## Stored data

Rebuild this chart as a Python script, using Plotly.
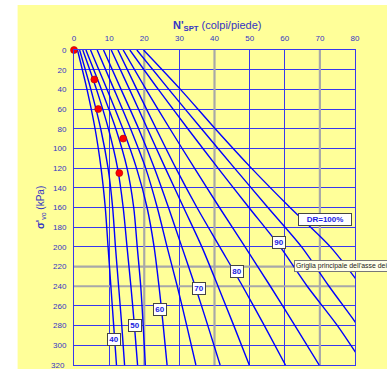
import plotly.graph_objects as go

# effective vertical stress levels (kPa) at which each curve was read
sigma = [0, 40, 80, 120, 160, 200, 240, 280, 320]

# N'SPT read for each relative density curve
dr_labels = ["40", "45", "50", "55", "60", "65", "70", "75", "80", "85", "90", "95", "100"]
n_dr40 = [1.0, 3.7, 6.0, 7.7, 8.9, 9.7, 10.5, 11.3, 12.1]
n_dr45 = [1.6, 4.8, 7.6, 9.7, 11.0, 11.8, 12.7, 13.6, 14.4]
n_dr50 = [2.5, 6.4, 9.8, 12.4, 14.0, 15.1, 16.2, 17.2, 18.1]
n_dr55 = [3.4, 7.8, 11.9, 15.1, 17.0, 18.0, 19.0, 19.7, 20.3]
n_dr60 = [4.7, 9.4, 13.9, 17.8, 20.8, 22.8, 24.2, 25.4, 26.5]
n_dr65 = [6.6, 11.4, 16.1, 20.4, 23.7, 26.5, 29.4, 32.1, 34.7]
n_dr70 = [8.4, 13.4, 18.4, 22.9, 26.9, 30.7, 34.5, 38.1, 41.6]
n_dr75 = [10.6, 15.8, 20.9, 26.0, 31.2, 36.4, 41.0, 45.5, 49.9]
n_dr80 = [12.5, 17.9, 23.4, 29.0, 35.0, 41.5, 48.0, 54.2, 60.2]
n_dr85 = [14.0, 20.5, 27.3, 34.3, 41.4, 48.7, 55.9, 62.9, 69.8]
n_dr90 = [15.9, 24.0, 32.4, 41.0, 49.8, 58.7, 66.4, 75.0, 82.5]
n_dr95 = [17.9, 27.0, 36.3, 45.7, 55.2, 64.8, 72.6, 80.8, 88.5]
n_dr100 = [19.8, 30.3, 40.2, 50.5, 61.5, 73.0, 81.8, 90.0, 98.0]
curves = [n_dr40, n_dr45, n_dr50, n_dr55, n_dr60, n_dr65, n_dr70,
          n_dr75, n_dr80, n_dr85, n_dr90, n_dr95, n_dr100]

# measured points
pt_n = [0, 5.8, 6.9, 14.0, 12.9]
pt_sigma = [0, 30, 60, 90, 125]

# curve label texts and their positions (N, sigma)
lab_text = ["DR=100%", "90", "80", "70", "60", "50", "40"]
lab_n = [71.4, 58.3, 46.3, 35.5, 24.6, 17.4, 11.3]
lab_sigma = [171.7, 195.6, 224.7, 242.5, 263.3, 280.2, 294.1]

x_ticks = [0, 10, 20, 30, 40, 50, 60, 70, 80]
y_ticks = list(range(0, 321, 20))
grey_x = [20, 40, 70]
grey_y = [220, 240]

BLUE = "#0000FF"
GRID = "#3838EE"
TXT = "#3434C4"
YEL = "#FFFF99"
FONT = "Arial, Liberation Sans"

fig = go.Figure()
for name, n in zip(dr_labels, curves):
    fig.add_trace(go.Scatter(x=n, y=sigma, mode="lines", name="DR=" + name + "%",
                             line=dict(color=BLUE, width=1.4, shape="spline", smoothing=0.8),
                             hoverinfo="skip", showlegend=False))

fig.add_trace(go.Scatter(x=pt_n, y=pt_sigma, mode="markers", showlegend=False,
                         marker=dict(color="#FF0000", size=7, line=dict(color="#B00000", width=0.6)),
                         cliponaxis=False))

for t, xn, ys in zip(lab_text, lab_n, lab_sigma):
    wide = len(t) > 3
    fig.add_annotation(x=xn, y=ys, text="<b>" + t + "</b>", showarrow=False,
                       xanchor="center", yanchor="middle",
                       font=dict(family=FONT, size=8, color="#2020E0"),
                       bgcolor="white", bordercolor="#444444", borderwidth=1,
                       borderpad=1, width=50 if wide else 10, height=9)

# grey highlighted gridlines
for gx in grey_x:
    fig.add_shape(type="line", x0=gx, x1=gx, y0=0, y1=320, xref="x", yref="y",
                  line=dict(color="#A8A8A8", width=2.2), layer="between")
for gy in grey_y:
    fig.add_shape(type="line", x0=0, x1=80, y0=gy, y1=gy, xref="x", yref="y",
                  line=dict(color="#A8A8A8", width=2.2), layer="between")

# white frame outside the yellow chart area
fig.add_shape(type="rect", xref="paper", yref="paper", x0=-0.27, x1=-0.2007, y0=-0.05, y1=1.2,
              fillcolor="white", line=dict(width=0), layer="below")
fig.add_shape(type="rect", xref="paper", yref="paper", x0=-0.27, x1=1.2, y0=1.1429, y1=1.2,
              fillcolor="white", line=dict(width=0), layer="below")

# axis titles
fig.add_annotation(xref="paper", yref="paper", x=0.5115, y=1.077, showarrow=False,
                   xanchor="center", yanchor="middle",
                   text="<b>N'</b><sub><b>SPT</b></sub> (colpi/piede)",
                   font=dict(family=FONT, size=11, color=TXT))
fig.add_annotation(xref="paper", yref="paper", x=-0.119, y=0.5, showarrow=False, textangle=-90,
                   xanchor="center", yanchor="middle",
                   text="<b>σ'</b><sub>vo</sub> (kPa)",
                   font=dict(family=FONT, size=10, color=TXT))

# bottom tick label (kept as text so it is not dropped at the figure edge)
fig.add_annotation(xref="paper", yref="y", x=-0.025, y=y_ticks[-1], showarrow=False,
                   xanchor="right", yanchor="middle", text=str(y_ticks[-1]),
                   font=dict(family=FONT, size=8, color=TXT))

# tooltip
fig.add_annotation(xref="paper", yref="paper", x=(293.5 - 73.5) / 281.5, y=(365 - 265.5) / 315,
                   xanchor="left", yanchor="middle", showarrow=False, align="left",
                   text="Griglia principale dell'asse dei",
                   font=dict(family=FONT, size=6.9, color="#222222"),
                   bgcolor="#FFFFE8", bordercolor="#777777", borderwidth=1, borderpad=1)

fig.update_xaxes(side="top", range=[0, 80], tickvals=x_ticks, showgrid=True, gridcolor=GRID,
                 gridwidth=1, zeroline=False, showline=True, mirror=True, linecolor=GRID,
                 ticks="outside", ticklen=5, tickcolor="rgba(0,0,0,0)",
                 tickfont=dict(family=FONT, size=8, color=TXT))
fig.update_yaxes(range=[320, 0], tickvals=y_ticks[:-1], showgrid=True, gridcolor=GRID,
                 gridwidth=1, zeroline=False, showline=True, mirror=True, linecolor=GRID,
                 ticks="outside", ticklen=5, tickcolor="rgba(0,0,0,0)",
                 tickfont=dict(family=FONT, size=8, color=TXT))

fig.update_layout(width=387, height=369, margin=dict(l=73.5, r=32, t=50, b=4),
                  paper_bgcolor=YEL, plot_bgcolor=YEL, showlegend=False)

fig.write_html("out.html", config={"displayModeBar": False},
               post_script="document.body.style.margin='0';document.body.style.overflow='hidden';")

## To do
Transcribe the whole listing exactly. Pictures are excluded.

## Solution to this exercise
Rebuild this chart as a Python script, using Plotly.
import plotly.graph_objects as go

# effective vertical stress levels (kPa) at which each curve was read
sigma = [0, 40, 80, 120, 160, 200, 240, 280, 320]

# N'SPT read for each relative density curve
dr_labels = ["40", "45", "50", "55", "60", "65", "70", "75", "80", "85", "90", "95", "100"]
n_dr40 = [1.0, 3.7, 6.0, 7.7, 8.9, 9.7, 10.5, 11.3, 12.1]
n_dr45 = [1.6, 4.8, 7.6, 9.7, 11.0, 11.8, 12.7, 13.6, 14.4]
n_dr50 = [2.5, 6.4, 9.8, 12.4, 14.0, 15.1, 16.2, 17.2, 18.1]
n_dr55 = [3.4, 7.8, 11.9, 15.1, 17.0, 18.0, 19.0, 19.7, 20.3]
n_dr60 = [4.7, 9.4, 13.9, 17.8, 20.8, 22.8, 24.2, 25.4, 26.5]
n_dr65 = [6.6, 11.4, 16.1, 20.4, 23.7, 26.5, 29.4, 32.1, 34.7]
n_dr70 = [8.4, 13.4, 18.4, 22.9, 26.9, 30.7, 34.5, 38.1, 41.6]
n_dr75 = [10.6, 15.8, 20.9, 26.0, 31.2, 36.4, 41.0, 45.5, 49.9]
n_dr80 = [12.5, 17.9, 23.4, 29.0, 35.0, 41.5, 48.0, 54.2, 60.2]
n_dr85 = [14.0, 20.5, 27.3, 34.3, 41.4, 48.7, 55.9, 62.9, 69.8]
n_dr90 = [15.9, 24.0, 32.4, 41.0, 49.8, 58.7, 66.4, 75.0, 82.5]
n_dr95 = [17.9, 27.0, 36.3, 45.7, 55.2, 64.8, 72.6, 80.8, 88.5]
n_dr100 = [19.8, 30.3, 40.2, 50.5, 61.5, 73.0, 81.8, 90.0, 98.0]
curves = [n_dr40, n_dr45, n_dr50, n_dr55, n_dr60, n_dr65, n_dr70,
          n_dr75, n_dr80, n_dr85, n_dr90, n_dr95, n_dr100]

# measured points
pt_n = [0, 5.8, 6.9, 14.0, 12.9]
pt_sigma = [0, 30, 60, 90, 125]

# curve label texts and their positions (N, sigma)
lab_text = ["DR=100%", "90", "80", "70", "60", "50", "40"]
lab_n = [71.4, 58.3, 46.3, 35.5, 24.6, 17.4, 11.3]
lab_sigma = [171.7, 195.6, 224.7, 242.5, 263.3, 280.2, 294.1]

x_ticks = [0, 10, 20, 30, 40, 50, 60, 70, 80]
y_ticks = list(range(0, 321, 20))
grey_x = [20, 40, 70]
grey_y = [220, 240]

BLUE = "#0000FF"
GRID = "#3838EE"
TXT = "#3434C4"
YEL = "#FFFF99"
FONT = "Arial, Liberation Sans"

fig = go.Figure()
for name, n in zip(dr_labels, curves):
    fig.add_trace(go.Scatter(x=n, y=sigma, mode="lines", name="DR=" + name + "%",
                             line=dict(color=BLUE, width=1.4, shape="spline", smoothing=0.8),
                             hoverinfo="skip", showlegend=False))

fig.add_trace(go.Scatter(x=pt_n, y=pt_sigma, mode="markers", showlegend=False,
                         marker=dict(color="#FF0000", size=7, line=dict(color="#B00000", width=0.6)),
                         cliponaxis=False))

for t, xn, ys in zip(lab_text, lab_n, lab_sigma):
    wide = len(t) > 3
    fig.add_annotation(x=xn, y=ys, text="<b>" + t + "</b>", showarrow=False,
                       xanchor="center", yanchor="middle",
                       font=dict(family=FONT, size=8, color="#2020E0"),
                       bgcolor="white", bordercolor="#444444", borderwidth=1,
                       borderpad=1, width=50 if wide else 10, height=9)

# grey highlighted gridlines
for gx in grey_x:
    fig.add_shape(type="line", x0=gx, x1=gx, y0=0, y1=320, xref="x", yref="y",
                  line=dict(color="#A8A8A8", width=2.2), layer="between")
for gy in grey_y:
    fig.add_shape(type="line", x0=0, x1=80, y0=gy, y1=gy, xref="x", yref="y",
                  line=dict(color="#A8A8A8", width=2.2), layer="between")

# white frame outside the yellow chart area
fig.add_shape(type="rect", xref="paper", yref="paper", x0=-0.27, x1=-0.2007, y0=-0.05, y1=1.2,
              fillcolor="white", line=dict(width=0), layer="below")
fig.add_shape(type="rect", xref="paper", yref="paper", x0=-0.27, x1=1.2, y0=1.1429, y1=1.2,
              fillcolor="white", line=dict(width=0), layer="below")

# axis titles
fig.add_annotation(xref="paper", yref="paper", x=0.5115, y=1.077, showarrow=False,
                   xanchor="center", yanchor="middle",
                   text="<b>N'</b><sub><b>SPT</b></sub> (colpi/piede)",
                   font=dict(family=FONT, size=11, color=TXT))
fig.add_annotation(xref="paper", yref="paper", x=-0.119, y=0.5, showarrow=False, textangle=-90,
                   xanchor="center", yanchor="middle",
                   text="<b>σ'</b><sub>vo</sub> (kPa)",
                   font=dict(family=FONT, size=10, color=TXT))

# bottom tick label (kept as text so it is not dropped at the figure edge)
fig.add_annotation(xref="paper", yref="y", x=-0.025, y=y_ticks[-1], showarrow=False,
                   xanchor="right", yanchor="middle", text=str(y_ticks[-1]),
                   font=dict(family=FONT, size=8, color=TXT))

# tooltip
fig.add_annotation(xref="paper", yref="paper", x=(293.5 - 73.5) / 281.5, y=(365 - 265.5) / 315,
                   xanchor="left", yanchor="middle", showarrow=False, align="left",
                   text="Griglia principale dell'asse dei",
                   font=dict(family=FONT, size=6.9, color="#222222"),
                   bgcolor="#FFFFE8", bordercolor="#777777", borderwidth=1, borderpad=1)

fig.update_xaxes(side="top", range=[0, 80], tickvals=x_ticks, showgrid=True, gridcolor=GRID,
                 gridwidth=1, zeroline=False, showline=True, mirror=True, linecolor=GRID,
                 ticks="outside", ticklen=5, tickcolor="rgba(0,0,0,0)",
                 tickfont=dict(family=FONT, size=8, color=TXT))
fig.update_yaxes(range=[320, 0], tickvals=y_ticks[:-1], showgrid=True, gridcolor=GRID,
                 gridwidth=1, zeroline=False, showline=True, mirror=True, linecolor=GRID,
                 ticks="outside", ticklen=5, tickcolor="rgba(0,0,0,0)",
                 tickfont=dict(family=FONT, size=8, color=TXT))

fig.update_layout(width=387, height=369, margin=dict(l=73.5, r=32, t=50, b=4),
                  paper_bgcolor=YEL, plot_bgcolor=YEL, showlegend=False)

fig.write_html("out.html", config={"displayModeBar": False},
               post_script="document.body.style.margin='0';document.body.style.overflow='hidden';")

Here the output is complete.